##### Information supplied

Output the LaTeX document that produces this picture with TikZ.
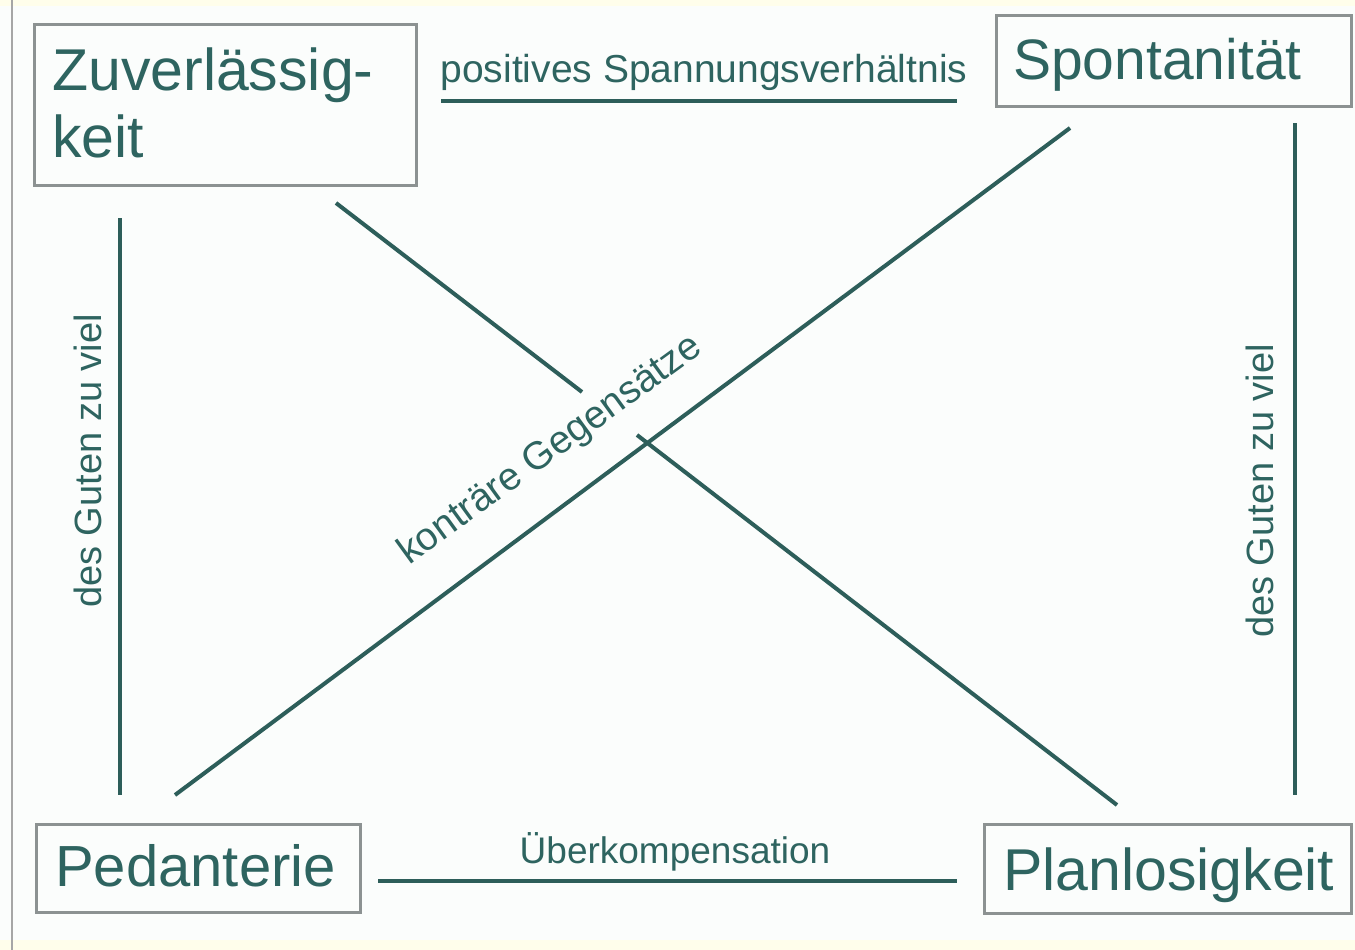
\documentclass[tikz,border=0pt]{standalone}
\usepackage{fontspec}
\setmainfont{Liberation Sans}
\definecolor{teal}{HTML}{2E6460}
\definecolor{linec}{HTML}{2D5E5A}
\definecolor{boxc}{HTML}{8C9292}
\definecolor{bgc}{HTML}{FBFDFC}
\tikzset{
  box/.style={draw=boxc, line width=3pt, inner sep=0pt, anchor=north west},
  big/.style={text=teal, font=\fontsize{59}{64}\selectfont, inner sep=0pt, anchor=base west},
  lab/.style={text=teal, font=\fontsize{38}{42}\selectfont, inner sep=0pt},
  conn/.style={draw=linec, line width=4pt}
}
\begin{document}
\begin{tikzpicture}[x=1pt,y=-1pt]
\useasboundingbox (0,0) rectangle (1355,950);
\fill[bgc] (0,0) rectangle (1355,950);
\fill[yellow!8] (0,0) rectangle (1355,6);
\fill[yellow!8] (0,940) rectangle (1355,950);
\draw[gray!70, line width=2pt] (12,0) -- (12,950);
% boxes
\node[box, minimum width=382pt, minimum height=161pt] (zuv) at (33,23) {};
\node[box, minimum width=355pt, minimum height=91pt] (spo) at (995,14) {};
\node[box, minimum width=324pt, minimum height=88pt] (ped) at (35,823) {};
\node[box, minimum width=367pt, minimum height=89pt] (pla) at (983,823) {};
% box texts
\node[big] (zuvt1) at (52,90) {Zuverlässig-};
\node[big] (zuvt2) at (52,157) {keit};
\node[big, font=\fontsize{57}{62}\selectfont] (spot) at (1013,79) {Spontanität};
\node[big, font=\fontsize{58}{62}\selectfont] (pedt) at (55,886) {Pedanterie};
\node[big] (plat) at (1003,890) {Planlosigkeit};
% connector end points
\coordinate (t1) at (441,101); \coordinate (t2) at (957,101);
\coordinate (b1) at (378,881); \coordinate (b2) at (957,881);
\coordinate (l1) at (120,218); \coordinate (l2) at (120,795);
\coordinate (r1) at (1295,123); \coordinate (r2) at (1295,795);
\coordinate (d1) at (175,795); \coordinate (d2) at (1070,128);
\coordinate (e1) at (336,203); \coordinate (e2) at (582,392);
\coordinate (e3) at (637,435); \coordinate (e4) at (1117,805);
\draw[conn] (t1) -- (t2);
\draw[conn] (b1) -- (b2);
\draw[conn] (l1) -- (l2);
\draw[conn] (r1) -- (r2);
\draw[conn] (d1) -- (d2);
\draw[conn] (e1) -- (e2);
\draw[conn] (e3) -- (e4);
% labels
\node[lab, font=\fontsize{39}{42}\selectfont, anchor=base] (pos) at (704,82) {positives Spannungsverhältnis};
\node[lab, font=\fontsize{37}{42}\selectfont, anchor=base] (ueb) at (675,863) {Überkompensation};
\node[lab, rotate=90, anchor=base] (lg) at (101,461) {des Guten zu viel};
\node[lab, rotate=90, anchor=base] (rg) at (1273,491) {des Guten zu viel};
\node[lab, font=\fontsize{39}{42}\selectfont, rotate=36, anchor=base west] (kon) at (409,566) {konträre Gegensätze};
\end{tikzpicture}
\end{document}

##########

__Task to carry out__
Reproduce every line precisely as given, omitting all pictures.

__Answer to this task__
Output the LaTeX document that produces this picture with TikZ.
\documentclass[tikz,border=0pt]{standalone}
\usepackage{fontspec}
\setmainfont{Liberation Sans}
\definecolor{teal}{HTML}{2E6460}
\definecolor{linec}{HTML}{2D5E5A}
\definecolor{boxc}{HTML}{8C9292}
\definecolor{bgc}{HTML}{FBFDFC}
\tikzset{
  box/.style={draw=boxc, line width=3pt, inner sep=0pt, anchor=north west},
  big/.style={text=teal, font=\fontsize{59}{64}\selectfont, inner sep=0pt, anchor=base west},
  lab/.style={text=teal, font=\fontsize{38}{42}\selectfont, inner sep=0pt},
  conn/.style={draw=linec, line width=4pt}
}
\begin{document}
\begin{tikzpicture}[x=1pt,y=-1pt]
\useasboundingbox (0,0) rectangle (1355,950);
\fill[bgc] (0,0) rectangle (1355,950);
\fill[yellow!8] (0,0) rectangle (1355,6);
\fill[yellow!8] (0,940) rectangle (1355,950);
\draw[gray!70, line width=2pt] (12,0) -- (12,950);
% boxes
\node[box, minimum width=382pt, minimum height=161pt] (zuv) at (33,23) {};
\node[box, minimum width=355pt, minimum height=91pt] (spo) at (995,14) {};
\node[box, minimum width=324pt, minimum height=88pt] (ped) at (35,823) {};
\node[box, minimum width=367pt, minimum height=89pt] (pla) at (983,823) {};
% box texts
\node[big] (zuvt1) at (52,90) {Zuverlässig-};
\node[big] (zuvt2) at (52,157) {keit};
\node[big, font=\fontsize{57}{62}\selectfont] (spot) at (1013,79) {Spontanität};
\node[big, font=\fontsize{58}{62}\selectfont] (pedt) at (55,886) {Pedanterie};
\node[big] (plat) at (1003,890) {Planlosigkeit};
% connector end points
\coordinate (t1) at (441,101); \coordinate (t2) at (957,101);
\coordinate (b1) at (378,881); \coordinate (b2) at (957,881);
\coordinate (l1) at (120,218); \coordinate (l2) at (120,795);
\coordinate (r1) at (1295,123); \coordinate (r2) at (1295,795);
\coordinate (d1) at (175,795); \coordinate (d2) at (1070,128);
\coordinate (e1) at (336,203); \coordinate (e2) at (582,392);
\coordinate (e3) at (637,435); \coordinate (e4) at (1117,805);
\draw[conn] (t1) -- (t2);
\draw[conn] (b1) -- (b2);
\draw[conn] (l1) -- (l2);
\draw[conn] (r1) -- (r2);
\draw[conn] (d1) -- (d2);
\draw[conn] (e1) -- (e2);
\draw[conn] (e3) -- (e4);
% labels
\node[lab, font=\fontsize{39}{42}\selectfont, anchor=base] (pos) at (704,82) {positives Spannungsverhältnis};
\node[lab, font=\fontsize{37}{42}\selectfont, anchor=base] (ueb) at (675,863) {Überkompensation};
\node[lab, rotate=90, anchor=base] (lg) at (101,461) {des Guten zu viel};
\node[lab, rotate=90, anchor=base] (rg) at (1273,491) {des Guten zu viel};
\node[lab, font=\fontsize{39}{42}\selectfont, rotate=36, anchor=base west] (kon) at (409,566) {konträre Gegensätze};
\end{tikzpicture}
\end{document}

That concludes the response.